■ THE TASK ■
Report each line of the data that includes the word "this".

^^^^^^^^^^^^^^^^

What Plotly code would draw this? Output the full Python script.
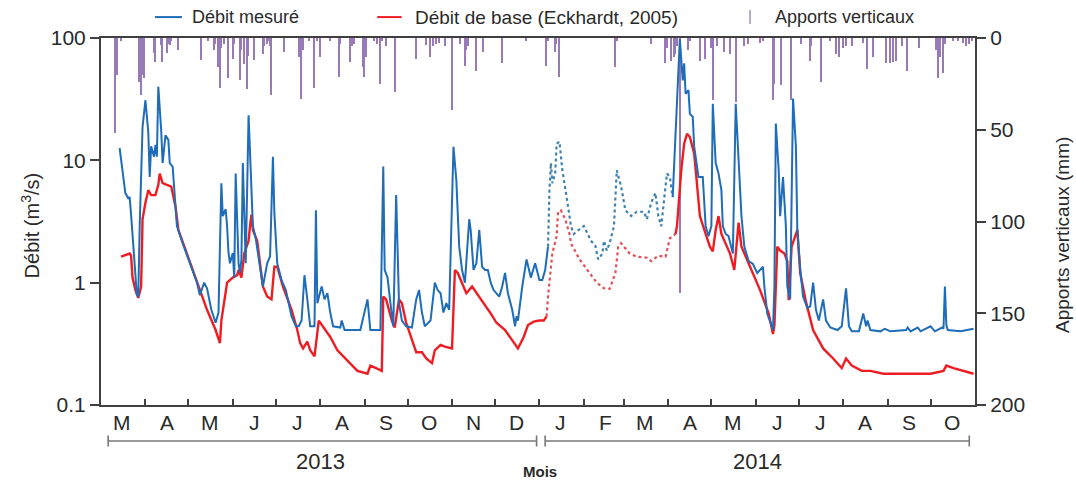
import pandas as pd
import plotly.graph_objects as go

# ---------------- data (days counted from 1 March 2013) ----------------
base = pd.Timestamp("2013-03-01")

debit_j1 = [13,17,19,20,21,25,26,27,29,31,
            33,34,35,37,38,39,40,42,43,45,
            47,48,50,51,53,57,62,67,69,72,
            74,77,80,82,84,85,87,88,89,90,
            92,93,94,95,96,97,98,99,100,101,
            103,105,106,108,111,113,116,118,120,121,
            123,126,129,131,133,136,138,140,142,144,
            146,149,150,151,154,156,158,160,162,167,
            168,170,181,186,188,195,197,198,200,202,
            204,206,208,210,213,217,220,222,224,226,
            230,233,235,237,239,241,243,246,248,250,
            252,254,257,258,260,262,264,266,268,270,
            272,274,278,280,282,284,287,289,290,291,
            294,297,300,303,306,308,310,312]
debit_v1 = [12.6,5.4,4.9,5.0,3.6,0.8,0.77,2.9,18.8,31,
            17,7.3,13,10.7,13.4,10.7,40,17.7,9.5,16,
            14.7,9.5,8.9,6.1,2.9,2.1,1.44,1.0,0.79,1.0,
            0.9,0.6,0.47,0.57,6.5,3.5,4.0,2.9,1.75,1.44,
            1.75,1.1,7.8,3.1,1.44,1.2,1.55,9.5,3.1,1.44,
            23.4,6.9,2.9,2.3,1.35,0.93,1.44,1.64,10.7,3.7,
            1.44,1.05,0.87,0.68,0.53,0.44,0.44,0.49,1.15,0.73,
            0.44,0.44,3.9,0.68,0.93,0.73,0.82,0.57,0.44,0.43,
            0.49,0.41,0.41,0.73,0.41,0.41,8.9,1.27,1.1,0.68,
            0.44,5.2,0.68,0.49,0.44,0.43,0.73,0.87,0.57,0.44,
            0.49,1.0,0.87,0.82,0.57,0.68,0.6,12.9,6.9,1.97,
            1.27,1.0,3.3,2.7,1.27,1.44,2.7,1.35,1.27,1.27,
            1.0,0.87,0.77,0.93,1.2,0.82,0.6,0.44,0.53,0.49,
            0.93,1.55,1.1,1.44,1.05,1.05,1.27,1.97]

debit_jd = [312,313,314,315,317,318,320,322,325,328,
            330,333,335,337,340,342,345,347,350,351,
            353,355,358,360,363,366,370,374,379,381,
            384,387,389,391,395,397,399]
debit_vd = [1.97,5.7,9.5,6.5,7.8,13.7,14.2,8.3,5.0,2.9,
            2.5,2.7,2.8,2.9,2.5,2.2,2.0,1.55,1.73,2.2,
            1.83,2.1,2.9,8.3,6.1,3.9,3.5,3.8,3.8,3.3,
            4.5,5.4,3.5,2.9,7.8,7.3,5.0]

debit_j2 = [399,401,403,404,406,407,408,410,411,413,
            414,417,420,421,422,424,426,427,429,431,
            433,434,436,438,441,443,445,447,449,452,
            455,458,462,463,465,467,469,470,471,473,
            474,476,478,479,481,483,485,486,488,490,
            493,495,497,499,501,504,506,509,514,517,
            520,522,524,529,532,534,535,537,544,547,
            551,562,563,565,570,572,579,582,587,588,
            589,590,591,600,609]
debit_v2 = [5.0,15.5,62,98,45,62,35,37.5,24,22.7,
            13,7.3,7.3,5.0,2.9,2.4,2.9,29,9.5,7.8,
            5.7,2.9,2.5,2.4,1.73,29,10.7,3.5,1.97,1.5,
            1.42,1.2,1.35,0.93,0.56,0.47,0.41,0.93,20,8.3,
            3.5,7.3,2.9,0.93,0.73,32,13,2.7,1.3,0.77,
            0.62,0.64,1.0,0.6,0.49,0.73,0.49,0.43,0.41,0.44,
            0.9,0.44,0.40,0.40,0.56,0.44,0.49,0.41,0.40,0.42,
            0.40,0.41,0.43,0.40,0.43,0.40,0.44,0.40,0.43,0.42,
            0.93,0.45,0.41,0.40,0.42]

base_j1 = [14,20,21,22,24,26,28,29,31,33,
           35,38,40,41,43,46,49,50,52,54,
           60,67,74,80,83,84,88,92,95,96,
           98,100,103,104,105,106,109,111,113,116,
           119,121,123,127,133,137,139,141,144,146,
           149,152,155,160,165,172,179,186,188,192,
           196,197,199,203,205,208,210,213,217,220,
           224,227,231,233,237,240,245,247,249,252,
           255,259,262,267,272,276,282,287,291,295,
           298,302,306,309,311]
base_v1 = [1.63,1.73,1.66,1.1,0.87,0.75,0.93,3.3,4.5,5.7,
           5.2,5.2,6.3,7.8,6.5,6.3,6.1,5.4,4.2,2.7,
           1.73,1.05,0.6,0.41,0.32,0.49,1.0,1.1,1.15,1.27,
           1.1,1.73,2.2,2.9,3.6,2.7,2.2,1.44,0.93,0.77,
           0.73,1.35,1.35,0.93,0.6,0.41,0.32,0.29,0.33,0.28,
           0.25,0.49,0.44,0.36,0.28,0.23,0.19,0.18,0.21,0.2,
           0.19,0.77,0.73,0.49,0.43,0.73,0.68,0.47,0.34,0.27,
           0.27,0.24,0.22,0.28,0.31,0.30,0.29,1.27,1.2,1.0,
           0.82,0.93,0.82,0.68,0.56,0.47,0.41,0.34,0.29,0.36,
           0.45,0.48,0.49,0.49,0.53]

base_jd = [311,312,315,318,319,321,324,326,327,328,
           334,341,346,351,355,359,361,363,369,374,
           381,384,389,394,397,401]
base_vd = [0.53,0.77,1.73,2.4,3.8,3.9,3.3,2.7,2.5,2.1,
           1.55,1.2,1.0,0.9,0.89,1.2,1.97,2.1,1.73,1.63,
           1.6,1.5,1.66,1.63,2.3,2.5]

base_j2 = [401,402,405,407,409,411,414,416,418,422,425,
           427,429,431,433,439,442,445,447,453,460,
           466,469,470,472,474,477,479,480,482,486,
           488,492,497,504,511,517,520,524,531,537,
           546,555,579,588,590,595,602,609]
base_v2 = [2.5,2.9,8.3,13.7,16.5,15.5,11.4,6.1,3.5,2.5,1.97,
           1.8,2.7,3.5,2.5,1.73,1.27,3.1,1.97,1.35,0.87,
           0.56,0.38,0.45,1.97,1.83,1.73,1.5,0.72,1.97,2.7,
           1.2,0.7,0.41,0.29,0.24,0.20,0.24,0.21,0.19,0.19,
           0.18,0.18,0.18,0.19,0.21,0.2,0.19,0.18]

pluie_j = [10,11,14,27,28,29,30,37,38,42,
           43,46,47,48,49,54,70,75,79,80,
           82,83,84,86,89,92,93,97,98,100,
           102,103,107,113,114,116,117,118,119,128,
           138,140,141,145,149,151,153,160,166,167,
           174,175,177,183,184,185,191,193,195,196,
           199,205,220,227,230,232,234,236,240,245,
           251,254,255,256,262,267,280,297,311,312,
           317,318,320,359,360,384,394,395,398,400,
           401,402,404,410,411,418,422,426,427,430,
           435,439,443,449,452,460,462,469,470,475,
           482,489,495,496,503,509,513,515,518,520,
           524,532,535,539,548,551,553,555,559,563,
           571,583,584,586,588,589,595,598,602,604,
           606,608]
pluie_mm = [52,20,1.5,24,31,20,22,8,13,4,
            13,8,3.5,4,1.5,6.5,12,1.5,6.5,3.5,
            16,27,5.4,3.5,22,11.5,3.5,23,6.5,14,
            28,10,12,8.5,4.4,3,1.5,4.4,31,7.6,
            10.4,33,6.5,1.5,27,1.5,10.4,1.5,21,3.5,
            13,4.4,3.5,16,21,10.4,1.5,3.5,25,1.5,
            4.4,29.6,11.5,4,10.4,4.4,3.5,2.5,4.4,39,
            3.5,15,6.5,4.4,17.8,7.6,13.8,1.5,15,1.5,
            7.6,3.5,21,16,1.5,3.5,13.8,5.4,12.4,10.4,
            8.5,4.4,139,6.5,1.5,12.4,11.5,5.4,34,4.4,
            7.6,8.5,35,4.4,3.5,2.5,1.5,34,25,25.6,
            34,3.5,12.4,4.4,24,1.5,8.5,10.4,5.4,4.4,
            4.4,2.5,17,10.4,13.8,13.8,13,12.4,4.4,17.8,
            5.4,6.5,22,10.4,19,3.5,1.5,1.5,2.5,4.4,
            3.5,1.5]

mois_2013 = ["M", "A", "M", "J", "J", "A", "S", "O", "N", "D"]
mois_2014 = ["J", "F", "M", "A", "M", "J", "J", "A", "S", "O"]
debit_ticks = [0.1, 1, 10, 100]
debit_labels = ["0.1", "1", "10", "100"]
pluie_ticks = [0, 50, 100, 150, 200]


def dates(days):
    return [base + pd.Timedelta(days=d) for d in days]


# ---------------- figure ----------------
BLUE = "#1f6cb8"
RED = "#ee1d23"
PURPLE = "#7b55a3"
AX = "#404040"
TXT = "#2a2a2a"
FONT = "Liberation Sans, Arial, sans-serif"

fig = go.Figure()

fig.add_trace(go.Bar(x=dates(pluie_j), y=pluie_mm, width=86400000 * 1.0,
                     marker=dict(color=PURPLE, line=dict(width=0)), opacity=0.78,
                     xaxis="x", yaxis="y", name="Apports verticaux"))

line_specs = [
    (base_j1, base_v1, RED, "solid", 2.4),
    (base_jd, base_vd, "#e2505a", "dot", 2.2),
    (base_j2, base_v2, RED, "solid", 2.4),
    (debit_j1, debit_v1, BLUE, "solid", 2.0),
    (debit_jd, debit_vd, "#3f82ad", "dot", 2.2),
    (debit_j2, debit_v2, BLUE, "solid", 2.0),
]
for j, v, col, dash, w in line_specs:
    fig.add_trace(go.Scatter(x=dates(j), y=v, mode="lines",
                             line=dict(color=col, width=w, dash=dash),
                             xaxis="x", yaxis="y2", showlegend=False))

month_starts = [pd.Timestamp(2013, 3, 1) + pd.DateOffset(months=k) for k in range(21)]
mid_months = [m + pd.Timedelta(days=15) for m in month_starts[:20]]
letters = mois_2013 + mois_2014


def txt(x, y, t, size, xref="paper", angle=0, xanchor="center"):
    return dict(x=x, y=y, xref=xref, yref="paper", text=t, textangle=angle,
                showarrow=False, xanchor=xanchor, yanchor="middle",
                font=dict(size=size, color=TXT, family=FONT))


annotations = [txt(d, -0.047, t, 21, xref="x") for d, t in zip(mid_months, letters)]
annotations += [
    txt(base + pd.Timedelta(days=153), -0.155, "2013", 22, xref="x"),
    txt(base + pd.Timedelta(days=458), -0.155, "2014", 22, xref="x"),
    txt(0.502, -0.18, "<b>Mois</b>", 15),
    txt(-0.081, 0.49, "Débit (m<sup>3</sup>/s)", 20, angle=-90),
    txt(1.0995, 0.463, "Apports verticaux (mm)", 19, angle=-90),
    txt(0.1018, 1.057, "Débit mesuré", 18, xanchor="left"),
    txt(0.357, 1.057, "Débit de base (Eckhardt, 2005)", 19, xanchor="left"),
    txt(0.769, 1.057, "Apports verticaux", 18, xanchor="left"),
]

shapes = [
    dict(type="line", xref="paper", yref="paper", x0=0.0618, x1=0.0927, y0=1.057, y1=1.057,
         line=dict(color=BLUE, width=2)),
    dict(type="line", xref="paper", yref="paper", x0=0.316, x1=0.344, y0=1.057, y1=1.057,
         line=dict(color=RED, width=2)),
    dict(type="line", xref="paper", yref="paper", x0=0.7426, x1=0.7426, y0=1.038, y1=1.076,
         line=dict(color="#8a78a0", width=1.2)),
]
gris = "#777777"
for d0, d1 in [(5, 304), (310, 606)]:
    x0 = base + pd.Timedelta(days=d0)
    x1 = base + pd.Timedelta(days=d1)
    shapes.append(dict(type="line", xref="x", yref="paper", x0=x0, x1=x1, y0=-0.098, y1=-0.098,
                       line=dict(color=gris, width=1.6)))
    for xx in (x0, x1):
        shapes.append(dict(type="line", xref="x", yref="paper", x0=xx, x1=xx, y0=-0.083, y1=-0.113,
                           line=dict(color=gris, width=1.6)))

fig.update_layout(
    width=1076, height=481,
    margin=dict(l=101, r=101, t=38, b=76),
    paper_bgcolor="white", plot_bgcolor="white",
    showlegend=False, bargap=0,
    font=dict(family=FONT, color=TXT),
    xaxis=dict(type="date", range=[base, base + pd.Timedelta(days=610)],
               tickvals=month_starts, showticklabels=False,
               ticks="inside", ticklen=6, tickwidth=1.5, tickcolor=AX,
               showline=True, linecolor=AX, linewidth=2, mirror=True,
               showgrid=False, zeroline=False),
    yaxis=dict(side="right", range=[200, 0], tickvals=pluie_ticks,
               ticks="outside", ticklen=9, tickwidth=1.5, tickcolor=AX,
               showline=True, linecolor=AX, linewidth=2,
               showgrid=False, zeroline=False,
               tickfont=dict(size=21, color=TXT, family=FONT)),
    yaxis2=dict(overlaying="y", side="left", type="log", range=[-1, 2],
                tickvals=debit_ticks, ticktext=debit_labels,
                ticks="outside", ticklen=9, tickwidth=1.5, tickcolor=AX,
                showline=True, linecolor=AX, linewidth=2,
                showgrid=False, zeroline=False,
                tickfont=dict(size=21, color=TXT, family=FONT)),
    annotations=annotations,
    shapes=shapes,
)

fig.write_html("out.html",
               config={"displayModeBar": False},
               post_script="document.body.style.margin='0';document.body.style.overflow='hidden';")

^^^^^^^^^^^^^^^^

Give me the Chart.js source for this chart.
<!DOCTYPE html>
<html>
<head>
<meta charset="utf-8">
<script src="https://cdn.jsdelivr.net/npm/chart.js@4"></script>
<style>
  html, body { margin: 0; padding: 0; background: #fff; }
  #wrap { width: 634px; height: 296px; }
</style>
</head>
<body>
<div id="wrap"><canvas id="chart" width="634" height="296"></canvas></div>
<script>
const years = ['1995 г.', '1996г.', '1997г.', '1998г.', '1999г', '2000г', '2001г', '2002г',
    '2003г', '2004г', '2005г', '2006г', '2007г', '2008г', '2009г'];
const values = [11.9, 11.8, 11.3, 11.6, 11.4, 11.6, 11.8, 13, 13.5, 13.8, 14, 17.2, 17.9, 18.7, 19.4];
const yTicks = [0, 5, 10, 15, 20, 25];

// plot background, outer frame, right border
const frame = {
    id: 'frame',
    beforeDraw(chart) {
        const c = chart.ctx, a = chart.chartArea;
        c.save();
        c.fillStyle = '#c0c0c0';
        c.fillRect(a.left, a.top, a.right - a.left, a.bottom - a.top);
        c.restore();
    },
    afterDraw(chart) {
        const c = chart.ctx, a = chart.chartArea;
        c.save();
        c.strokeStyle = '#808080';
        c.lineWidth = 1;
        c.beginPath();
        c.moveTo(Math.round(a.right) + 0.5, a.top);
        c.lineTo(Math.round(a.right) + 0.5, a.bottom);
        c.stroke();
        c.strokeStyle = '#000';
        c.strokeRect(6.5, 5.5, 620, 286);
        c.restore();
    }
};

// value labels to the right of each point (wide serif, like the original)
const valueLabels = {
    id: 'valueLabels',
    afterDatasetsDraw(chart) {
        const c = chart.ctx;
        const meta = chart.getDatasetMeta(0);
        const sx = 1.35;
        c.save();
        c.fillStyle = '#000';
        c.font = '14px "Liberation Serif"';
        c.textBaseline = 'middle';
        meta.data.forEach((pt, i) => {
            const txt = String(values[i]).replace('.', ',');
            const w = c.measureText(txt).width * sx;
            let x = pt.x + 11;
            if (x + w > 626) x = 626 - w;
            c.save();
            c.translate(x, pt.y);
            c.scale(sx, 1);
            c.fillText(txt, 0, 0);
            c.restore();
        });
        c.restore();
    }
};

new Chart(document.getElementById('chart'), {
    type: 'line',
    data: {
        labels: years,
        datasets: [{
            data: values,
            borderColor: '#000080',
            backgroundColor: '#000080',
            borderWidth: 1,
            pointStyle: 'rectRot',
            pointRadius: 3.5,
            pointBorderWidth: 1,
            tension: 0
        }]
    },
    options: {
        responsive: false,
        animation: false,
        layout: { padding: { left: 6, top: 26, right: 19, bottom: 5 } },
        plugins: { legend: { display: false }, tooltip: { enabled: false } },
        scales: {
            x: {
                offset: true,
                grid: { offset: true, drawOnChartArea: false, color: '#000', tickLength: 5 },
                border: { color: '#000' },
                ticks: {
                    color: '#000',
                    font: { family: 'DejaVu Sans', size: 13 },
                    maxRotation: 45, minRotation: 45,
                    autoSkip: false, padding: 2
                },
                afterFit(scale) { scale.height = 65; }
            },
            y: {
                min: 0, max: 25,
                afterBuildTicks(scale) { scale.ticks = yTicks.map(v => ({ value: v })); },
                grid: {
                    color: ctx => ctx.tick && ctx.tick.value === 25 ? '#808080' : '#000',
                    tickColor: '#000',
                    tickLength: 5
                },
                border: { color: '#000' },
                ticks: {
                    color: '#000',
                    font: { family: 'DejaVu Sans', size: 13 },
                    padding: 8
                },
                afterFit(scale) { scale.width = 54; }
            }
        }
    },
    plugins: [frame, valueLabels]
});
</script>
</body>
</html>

^^^^^^^^^^^^^^^^

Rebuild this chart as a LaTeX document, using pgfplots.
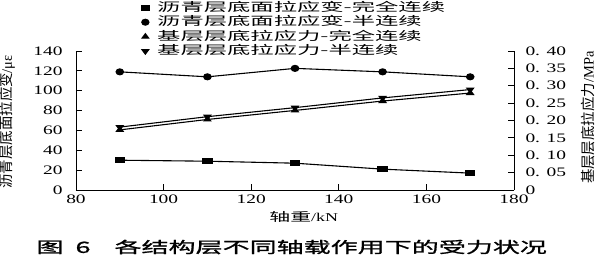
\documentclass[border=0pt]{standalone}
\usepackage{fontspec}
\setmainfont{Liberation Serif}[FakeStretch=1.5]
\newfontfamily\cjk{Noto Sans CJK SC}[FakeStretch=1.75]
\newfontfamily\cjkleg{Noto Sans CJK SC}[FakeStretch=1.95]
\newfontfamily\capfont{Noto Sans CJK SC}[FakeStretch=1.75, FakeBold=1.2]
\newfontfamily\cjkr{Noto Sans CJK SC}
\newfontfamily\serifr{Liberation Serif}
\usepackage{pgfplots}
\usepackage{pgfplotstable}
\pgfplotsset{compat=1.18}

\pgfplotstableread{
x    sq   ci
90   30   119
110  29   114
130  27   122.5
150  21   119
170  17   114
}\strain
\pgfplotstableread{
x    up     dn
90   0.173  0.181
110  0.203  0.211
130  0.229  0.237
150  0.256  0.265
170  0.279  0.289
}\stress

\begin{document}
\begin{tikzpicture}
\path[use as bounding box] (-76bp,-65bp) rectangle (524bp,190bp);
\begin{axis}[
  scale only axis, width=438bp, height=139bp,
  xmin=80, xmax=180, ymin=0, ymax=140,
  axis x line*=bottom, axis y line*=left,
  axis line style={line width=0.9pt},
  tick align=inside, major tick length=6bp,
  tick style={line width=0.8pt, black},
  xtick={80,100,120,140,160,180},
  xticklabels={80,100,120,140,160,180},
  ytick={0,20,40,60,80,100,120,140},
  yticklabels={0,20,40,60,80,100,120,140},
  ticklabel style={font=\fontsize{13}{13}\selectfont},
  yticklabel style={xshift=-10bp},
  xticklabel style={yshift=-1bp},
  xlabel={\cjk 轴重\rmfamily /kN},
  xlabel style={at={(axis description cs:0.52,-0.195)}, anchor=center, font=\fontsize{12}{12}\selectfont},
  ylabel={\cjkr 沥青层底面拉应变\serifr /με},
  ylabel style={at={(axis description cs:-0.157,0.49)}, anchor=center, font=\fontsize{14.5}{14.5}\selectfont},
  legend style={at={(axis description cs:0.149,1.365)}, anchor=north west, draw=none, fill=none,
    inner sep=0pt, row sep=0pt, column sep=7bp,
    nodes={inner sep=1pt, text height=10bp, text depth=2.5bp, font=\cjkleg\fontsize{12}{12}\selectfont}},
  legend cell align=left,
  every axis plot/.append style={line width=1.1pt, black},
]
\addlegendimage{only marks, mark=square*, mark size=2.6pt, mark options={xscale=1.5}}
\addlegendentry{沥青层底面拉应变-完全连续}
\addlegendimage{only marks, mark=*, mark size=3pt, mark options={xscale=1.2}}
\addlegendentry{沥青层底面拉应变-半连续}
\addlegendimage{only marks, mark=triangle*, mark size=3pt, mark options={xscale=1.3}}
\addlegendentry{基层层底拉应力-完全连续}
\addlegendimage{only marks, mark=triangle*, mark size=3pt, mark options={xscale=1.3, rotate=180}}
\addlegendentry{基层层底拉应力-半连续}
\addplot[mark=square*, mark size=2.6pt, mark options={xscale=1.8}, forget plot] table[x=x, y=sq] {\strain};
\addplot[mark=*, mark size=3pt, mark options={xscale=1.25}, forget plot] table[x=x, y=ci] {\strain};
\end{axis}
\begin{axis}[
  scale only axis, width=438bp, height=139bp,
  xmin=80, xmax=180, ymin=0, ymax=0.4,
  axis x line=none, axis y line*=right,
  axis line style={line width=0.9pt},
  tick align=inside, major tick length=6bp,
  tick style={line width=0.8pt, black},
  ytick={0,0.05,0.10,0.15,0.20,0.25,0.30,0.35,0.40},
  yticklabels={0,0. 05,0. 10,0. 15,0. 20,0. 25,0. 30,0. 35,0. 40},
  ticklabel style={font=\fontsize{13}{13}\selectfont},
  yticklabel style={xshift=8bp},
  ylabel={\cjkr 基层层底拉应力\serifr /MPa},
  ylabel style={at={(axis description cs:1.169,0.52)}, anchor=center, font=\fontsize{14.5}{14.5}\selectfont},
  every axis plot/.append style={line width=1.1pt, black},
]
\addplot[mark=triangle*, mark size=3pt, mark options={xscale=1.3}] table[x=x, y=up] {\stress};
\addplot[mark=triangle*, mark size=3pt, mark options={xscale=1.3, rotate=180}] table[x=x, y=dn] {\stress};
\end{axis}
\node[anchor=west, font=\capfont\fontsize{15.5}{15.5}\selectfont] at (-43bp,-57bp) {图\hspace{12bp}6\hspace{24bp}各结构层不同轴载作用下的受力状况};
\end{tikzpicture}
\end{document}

^^^^^^^^^^^^^^^^

■ TASK OUTPUT ■
What Plotly code would draw this? Output the full Python script.
Give me the Chart.js source for this chart.
Rebuild this chart as a LaTeX document, using pgfplots.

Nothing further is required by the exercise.